— begin Data —
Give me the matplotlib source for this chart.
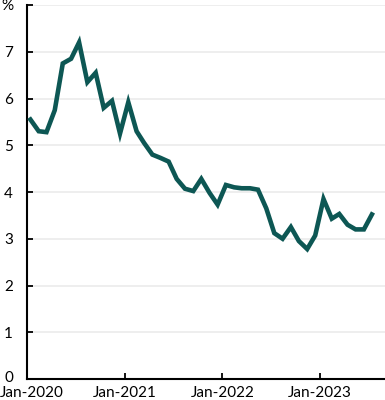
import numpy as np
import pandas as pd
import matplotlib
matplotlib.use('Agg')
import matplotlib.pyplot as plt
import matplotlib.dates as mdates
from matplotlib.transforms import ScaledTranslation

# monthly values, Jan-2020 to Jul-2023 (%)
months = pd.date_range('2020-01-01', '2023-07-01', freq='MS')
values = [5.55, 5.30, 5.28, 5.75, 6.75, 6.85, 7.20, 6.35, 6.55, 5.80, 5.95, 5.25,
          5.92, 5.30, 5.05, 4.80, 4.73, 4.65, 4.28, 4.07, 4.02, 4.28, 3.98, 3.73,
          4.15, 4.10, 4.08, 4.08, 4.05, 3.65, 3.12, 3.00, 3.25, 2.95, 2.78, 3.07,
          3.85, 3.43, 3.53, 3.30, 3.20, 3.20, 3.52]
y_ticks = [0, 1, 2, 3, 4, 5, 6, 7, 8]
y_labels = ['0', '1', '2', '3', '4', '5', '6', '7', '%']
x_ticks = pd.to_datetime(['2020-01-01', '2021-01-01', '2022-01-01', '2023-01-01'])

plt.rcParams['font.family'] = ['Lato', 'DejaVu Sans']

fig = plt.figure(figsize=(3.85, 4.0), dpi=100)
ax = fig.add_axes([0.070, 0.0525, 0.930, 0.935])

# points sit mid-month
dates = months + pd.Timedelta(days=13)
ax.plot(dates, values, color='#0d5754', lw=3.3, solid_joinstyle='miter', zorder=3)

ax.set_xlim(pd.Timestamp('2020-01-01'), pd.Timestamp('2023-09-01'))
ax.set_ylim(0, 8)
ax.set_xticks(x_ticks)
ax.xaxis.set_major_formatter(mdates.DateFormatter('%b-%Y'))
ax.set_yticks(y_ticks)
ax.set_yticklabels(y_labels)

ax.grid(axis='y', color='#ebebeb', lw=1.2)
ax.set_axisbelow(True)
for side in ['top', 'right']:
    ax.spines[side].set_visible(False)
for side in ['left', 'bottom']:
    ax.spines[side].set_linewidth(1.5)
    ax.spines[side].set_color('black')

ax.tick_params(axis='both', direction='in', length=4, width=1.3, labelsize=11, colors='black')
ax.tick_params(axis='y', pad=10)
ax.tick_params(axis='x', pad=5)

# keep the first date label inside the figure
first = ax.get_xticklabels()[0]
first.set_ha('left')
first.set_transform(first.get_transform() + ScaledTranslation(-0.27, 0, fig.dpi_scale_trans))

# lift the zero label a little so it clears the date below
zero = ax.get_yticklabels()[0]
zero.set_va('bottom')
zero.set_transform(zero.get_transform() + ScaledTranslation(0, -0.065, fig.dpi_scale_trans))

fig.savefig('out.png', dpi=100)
— end Data —
#### Requirement:
State how many lines above contain the string "matplotlib", with no other words.

#### Correct response:
6